Sebuah kebun binatang di China menjadi perbincangan publik setelah diketahui menjual urine harimau Siberia dengan klaim dapat menyembuhkan berbagai penyakit, termasuk rematik. Taman Margasatwa Yaan Bifengxia di Provinsi Sichuan kini tengah mendapat sorotan karena praktik tersebut dianggap kontroversial, baik dari segi keabsahan medis maupun etika konservasi satwa liar.
Berdasarkan laporan South China Morning Post yang dikutip pada Kamis (30/1/2025), pihak pengelola kebun binatang ini memasarkan urine harimau Siberia sebagai alternatif pengobatan untuk beberapa kondisi seperti nyeri sendi, keseleo, serta pegal-pegal.
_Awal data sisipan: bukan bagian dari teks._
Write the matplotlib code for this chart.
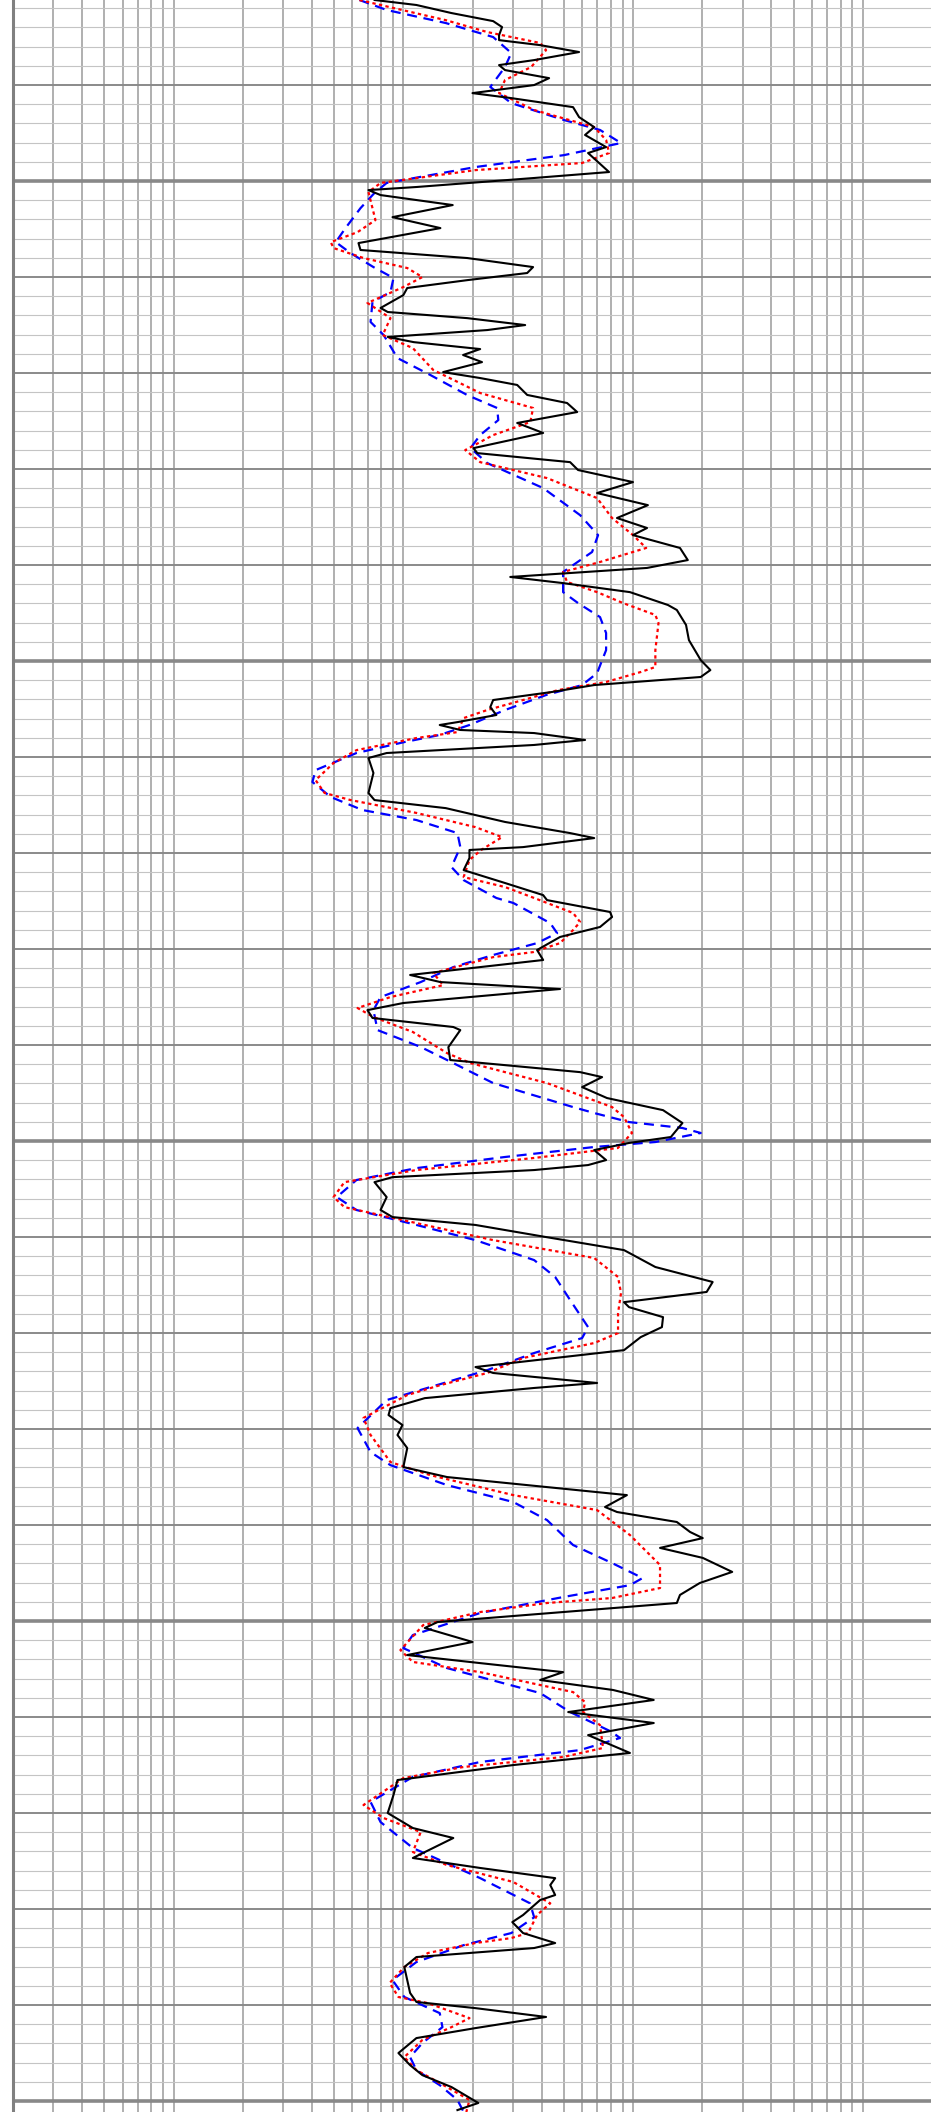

Cairan tersebut dikemas dalam botol berisi sekitar 250 gram dan dijual dengan harga USD 7 atau sekitar Rp 112.000.
Selain mengklaim manfaat kesehatan, kebun binatang ini juga menyarankan penggunaan urine tersebut dengan mencampurkannya bersama anggur putih dan mengoleskannya pada bagian tubuh yang sakit menggunakan irisan jahe. Bahkan, mereka menyebut urine ini bisa dikonsumsi langsung, meskipun menyarankan penghentian konsumsi jika terjadi reaksi alergi.
Namun, klaim tersebut menuai kontroversi, terutama dari kalangan medis dan masyarakat, karena hingga saat ini belum ada bukti ilmiah yang mendukung efektivitas urine harimau sebagai obat. Publik pun mempertanyakan validitas klaim tersebut sekaligus dampak potensialnya terhadap kesehatan konsumen.
Masalah ini semakin memicu polemik karena berkaitan dengan perlindungan satwa liar. Pemanfaatan urine harimau sebagai produk komersial menimbulkan pertanyaan mengenai kesejahteraan hewan, terutama mengingat harimau merupakan spesies yang dilindungi dan terancam punah. Selain itu, kebun binatang di China sering kali diharapkan menjadi pusat edukasi dan konservasi, bukan sekadar tempat wisata yang mengeksploitasi satwa.
Kini, Kebun Binatang Yaan Bifengxia berada di bawah tekanan publik untuk memberikan klarifikasi terkait praktik ini. Masyarakat pun mulai mempertanyakan apakah tindakan tersebut dapat dibenarkan atau justru merugikan kesejahteraan hewan. Bagaimana menurut Anda? Apakah ini langkah inovatif atau justru pelanggaran etika konservasi?